Thoughtful and well-performed analysis studies serve a very important function in a technology-driven discipline that is applied by a diverse set of researchers. Such studies are difficult to perform such that the findings are sound and generally applicable, but they provide much-needed guidance in a fast-changing field. They synergize with technological advances and the development of community standards to raise quality standards in proteomics (Fig. 2).
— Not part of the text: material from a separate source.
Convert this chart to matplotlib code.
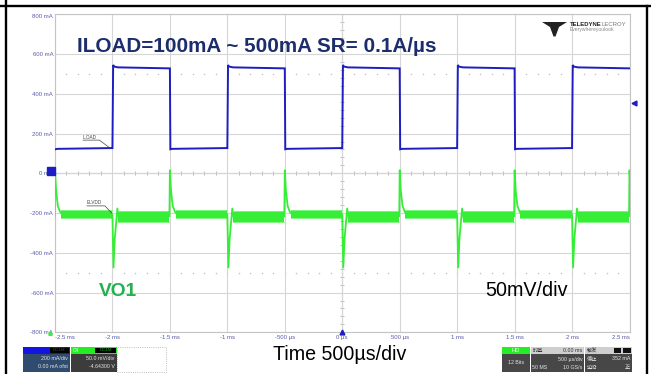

In the future, several areas of proteomics apart from the ones discussed here would be well served by such studies. This includes quantitative proteomics, for which there is a continuing need to benchmark different methods and workflows against each other; targeted proteomics, for which there is a need to evaluate new techniques such as multiple reaction monitoring18, particularly the false positive rates of the technique, not to mention the huge and increasingly important theme of PTM analysis, which includes relative quantification and the determination of the stoichiometry of modification. Furthermore, as proteomics increasingly becomes capable of analyzing in vivo samples, the issue of handling and analyzing very small tissue amounts will come to the fore. Last but not least, the increasingly sophisticated and demanding downstream bioinformatic analysis of the proteomic data will increasingly need quality standards19. All these developments will take place while the proteomic user base will continue to grow exponentially and increasingly include the commercial and medical communities in addition to the academic research community. If the history of the last five years is any guide, Nature Methods and other journals will have a crucial role during the next five years in helping to develop and safeguard quality standards for proteomics.